----- Raw data

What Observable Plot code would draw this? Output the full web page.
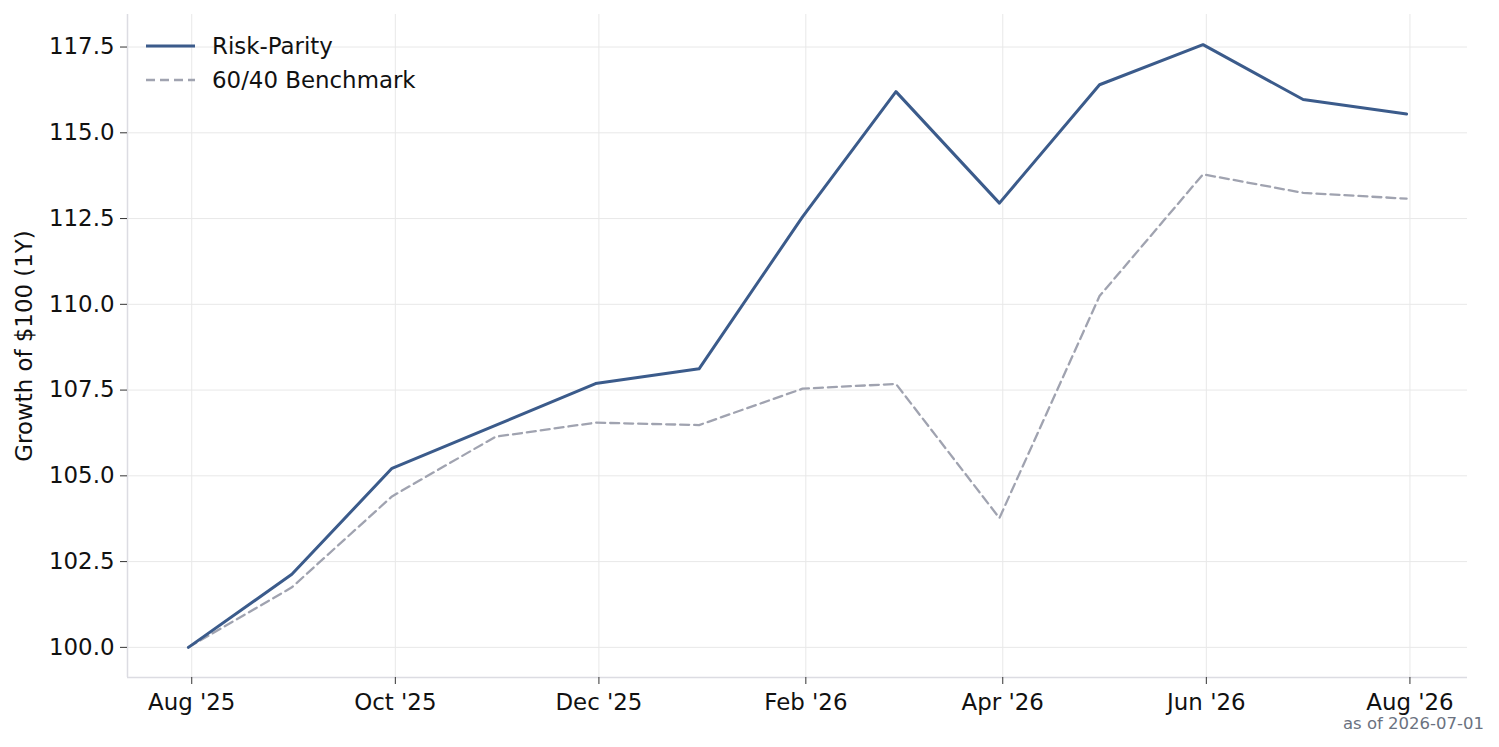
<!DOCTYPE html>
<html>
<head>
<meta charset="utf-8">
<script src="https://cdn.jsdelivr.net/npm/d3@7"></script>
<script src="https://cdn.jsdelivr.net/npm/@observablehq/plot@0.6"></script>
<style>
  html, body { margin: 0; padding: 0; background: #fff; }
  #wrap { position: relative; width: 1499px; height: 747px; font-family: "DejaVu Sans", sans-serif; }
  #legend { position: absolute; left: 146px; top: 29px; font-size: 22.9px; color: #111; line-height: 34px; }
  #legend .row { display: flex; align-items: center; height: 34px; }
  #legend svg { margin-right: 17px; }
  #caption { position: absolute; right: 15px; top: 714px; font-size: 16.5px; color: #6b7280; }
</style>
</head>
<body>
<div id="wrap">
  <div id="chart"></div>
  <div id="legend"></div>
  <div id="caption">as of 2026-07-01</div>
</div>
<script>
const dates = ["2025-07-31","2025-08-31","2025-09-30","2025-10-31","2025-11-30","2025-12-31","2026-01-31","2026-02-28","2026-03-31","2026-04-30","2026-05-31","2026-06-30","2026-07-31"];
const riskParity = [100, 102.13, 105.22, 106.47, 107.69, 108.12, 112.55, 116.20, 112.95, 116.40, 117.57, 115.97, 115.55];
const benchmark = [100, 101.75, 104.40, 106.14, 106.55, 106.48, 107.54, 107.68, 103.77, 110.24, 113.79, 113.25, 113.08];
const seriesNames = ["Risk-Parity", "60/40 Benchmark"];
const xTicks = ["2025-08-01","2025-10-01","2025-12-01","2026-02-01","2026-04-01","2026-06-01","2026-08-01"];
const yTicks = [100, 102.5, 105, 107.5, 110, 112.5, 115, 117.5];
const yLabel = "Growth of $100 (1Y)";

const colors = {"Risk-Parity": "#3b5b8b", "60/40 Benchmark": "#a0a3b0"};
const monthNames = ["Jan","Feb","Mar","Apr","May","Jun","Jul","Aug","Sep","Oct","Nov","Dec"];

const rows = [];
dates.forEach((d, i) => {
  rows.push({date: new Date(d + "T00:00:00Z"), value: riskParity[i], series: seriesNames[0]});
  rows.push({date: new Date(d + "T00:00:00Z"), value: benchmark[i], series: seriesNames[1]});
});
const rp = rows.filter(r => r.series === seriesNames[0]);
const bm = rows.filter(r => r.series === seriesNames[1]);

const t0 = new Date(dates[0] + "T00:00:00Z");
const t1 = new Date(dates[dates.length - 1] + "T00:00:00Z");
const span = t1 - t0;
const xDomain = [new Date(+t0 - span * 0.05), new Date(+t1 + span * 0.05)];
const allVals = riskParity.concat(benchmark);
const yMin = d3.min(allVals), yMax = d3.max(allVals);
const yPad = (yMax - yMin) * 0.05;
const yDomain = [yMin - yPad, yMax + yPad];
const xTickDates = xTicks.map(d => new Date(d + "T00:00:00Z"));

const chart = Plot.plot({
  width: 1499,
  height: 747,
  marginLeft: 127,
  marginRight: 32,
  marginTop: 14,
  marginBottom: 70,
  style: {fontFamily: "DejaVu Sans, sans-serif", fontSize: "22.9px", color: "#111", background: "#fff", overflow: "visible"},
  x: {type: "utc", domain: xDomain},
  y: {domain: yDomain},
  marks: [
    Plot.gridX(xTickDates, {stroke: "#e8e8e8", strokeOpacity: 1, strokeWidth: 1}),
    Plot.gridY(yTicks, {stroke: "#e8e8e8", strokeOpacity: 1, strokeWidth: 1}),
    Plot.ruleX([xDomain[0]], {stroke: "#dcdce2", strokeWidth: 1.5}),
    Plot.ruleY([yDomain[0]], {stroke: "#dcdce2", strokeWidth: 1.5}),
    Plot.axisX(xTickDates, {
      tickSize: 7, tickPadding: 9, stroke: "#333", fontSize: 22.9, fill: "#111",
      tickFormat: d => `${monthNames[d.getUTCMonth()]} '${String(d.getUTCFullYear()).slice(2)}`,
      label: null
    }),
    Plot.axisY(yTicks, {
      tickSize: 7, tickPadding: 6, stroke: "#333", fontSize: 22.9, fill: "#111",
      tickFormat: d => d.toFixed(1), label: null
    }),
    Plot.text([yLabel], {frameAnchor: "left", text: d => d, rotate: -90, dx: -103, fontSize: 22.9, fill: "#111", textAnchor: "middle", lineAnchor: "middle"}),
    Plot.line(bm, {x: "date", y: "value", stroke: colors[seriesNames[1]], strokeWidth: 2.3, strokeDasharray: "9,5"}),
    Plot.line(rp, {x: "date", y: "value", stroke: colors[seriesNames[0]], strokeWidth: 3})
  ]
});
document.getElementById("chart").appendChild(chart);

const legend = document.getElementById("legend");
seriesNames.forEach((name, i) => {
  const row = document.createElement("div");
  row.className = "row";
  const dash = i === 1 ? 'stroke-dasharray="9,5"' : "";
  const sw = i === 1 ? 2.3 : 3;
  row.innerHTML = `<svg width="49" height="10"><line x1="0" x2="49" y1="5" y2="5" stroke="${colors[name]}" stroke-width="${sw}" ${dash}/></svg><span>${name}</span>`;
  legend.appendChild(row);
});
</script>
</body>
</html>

----------

## Description of the task
Keep the pictures out of the copy and return the rest of the data above exactly.

## Reply to the task
What Observable Plot code would draw this? Output the full web page.
<!DOCTYPE html>
<html>
<head>
<meta charset="utf-8">
<script src="https://cdn.jsdelivr.net/npm/d3@7"></script>
<script src="https://cdn.jsdelivr.net/npm/@observablehq/plot@0.6"></script>
<style>
  html, body { margin: 0; padding: 0; background: #fff; }
  #wrap { position: relative; width: 1499px; height: 747px; font-family: "DejaVu Sans", sans-serif; }
  #legend { position: absolute; left: 146px; top: 29px; font-size: 22.9px; color: #111; line-height: 34px; }
  #legend .row { display: flex; align-items: center; height: 34px; }
  #legend svg { margin-right: 17px; }
  #caption { position: absolute; right: 15px; top: 714px; font-size: 16.5px; color: #6b7280; }
</style>
</head>
<body>
<div id="wrap">
  <div id="chart"></div>
  <div id="legend"></div>
  <div id="caption">as of 2026-07-01</div>
</div>
<script>
const dates = ["2025-07-31","2025-08-31","2025-09-30","2025-10-31","2025-11-30","2025-12-31","2026-01-31","2026-02-28","2026-03-31","2026-04-30","2026-05-31","2026-06-30","2026-07-31"];
const riskParity = [100, 102.13, 105.22, 106.47, 107.69, 108.12, 112.55, 116.20, 112.95, 116.40, 117.57, 115.97, 115.55];
const benchmark = [100, 101.75, 104.40, 106.14, 106.55, 106.48, 107.54, 107.68, 103.77, 110.24, 113.79, 113.25, 113.08];
const seriesNames = ["Risk-Parity", "60/40 Benchmark"];
const xTicks = ["2025-08-01","2025-10-01","2025-12-01","2026-02-01","2026-04-01","2026-06-01","2026-08-01"];
const yTicks = [100, 102.5, 105, 107.5, 110, 112.5, 115, 117.5];
const yLabel = "Growth of $100 (1Y)";

const colors = {"Risk-Parity": "#3b5b8b", "60/40 Benchmark": "#a0a3b0"};
const monthNames = ["Jan","Feb","Mar","Apr","May","Jun","Jul","Aug","Sep","Oct","Nov","Dec"];

const rows = [];
dates.forEach((d, i) => {
  rows.push({date: new Date(d + "T00:00:00Z"), value: riskParity[i], series: seriesNames[0]});
  rows.push({date: new Date(d + "T00:00:00Z"), value: benchmark[i], series: seriesNames[1]});
});
const rp = rows.filter(r => r.series === seriesNames[0]);
const bm = rows.filter(r => r.series === seriesNames[1]);

const t0 = new Date(dates[0] + "T00:00:00Z");
const t1 = new Date(dates[dates.length - 1] + "T00:00:00Z");
const span = t1 - t0;
const xDomain = [new Date(+t0 - span * 0.05), new Date(+t1 + span * 0.05)];
const allVals = riskParity.concat(benchmark);
const yMin = d3.min(allVals), yMax = d3.max(allVals);
const yPad = (yMax - yMin) * 0.05;
const yDomain = [yMin - yPad, yMax + yPad];
const xTickDates = xTicks.map(d => new Date(d + "T00:00:00Z"));

const chart = Plot.plot({
  width: 1499,
  height: 747,
  marginLeft: 127,
  marginRight: 32,
  marginTop: 14,
  marginBottom: 70,
  style: {fontFamily: "DejaVu Sans, sans-serif", fontSize: "22.9px", color: "#111", background: "#fff", overflow: "visible"},
  x: {type: "utc", domain: xDomain},
  y: {domain: yDomain},
  marks: [
    Plot.gridX(xTickDates, {stroke: "#e8e8e8", strokeOpacity: 1, strokeWidth: 1}),
    Plot.gridY(yTicks, {stroke: "#e8e8e8", strokeOpacity: 1, strokeWidth: 1}),
    Plot.ruleX([xDomain[0]], {stroke: "#dcdce2", strokeWidth: 1.5}),
    Plot.ruleY([yDomain[0]], {stroke: "#dcdce2", strokeWidth: 1.5}),
    Plot.axisX(xTickDates, {
      tickSize: 7, tickPadding: 9, stroke: "#333", fontSize: 22.9, fill: "#111",
      tickFormat: d => `${monthNames[d.getUTCMonth()]} '${String(d.getUTCFullYear()).slice(2)}`,
      label: null
    }),
    Plot.axisY(yTicks, {
      tickSize: 7, tickPadding: 6, stroke: "#333", fontSize: 22.9, fill: "#111",
      tickFormat: d => d.toFixed(1), label: null
    }),
    Plot.text([yLabel], {frameAnchor: "left", text: d => d, rotate: -90, dx: -103, fontSize: 22.9, fill: "#111", textAnchor: "middle", lineAnchor: "middle"}),
    Plot.line(bm, {x: "date", y: "value", stroke: colors[seriesNames[1]], strokeWidth: 2.3, strokeDasharray: "9,5"}),
    Plot.line(rp, {x: "date", y: "value", stroke: colors[seriesNames[0]], strokeWidth: 3})
  ]
});
document.getElementById("chart").appendChild(chart);

const legend = document.getElementById("legend");
seriesNames.forEach((name, i) => {
  const row = document.createElement("div");
  row.className = "row";
  const dash = i === 1 ? 'stroke-dasharray="9,5"' : "";
  const sw = i === 1 ? 2.3 : 3;
  row.innerHTML = `<svg width="49" height="10"><line x1="0" x2="49" y1="5" y2="5" stroke="${colors[name]}" stroke-width="${sw}" ${dash}/></svg><span>${name}</span>`;
  legend.appendChild(row);
});
</script>
</body>
</html>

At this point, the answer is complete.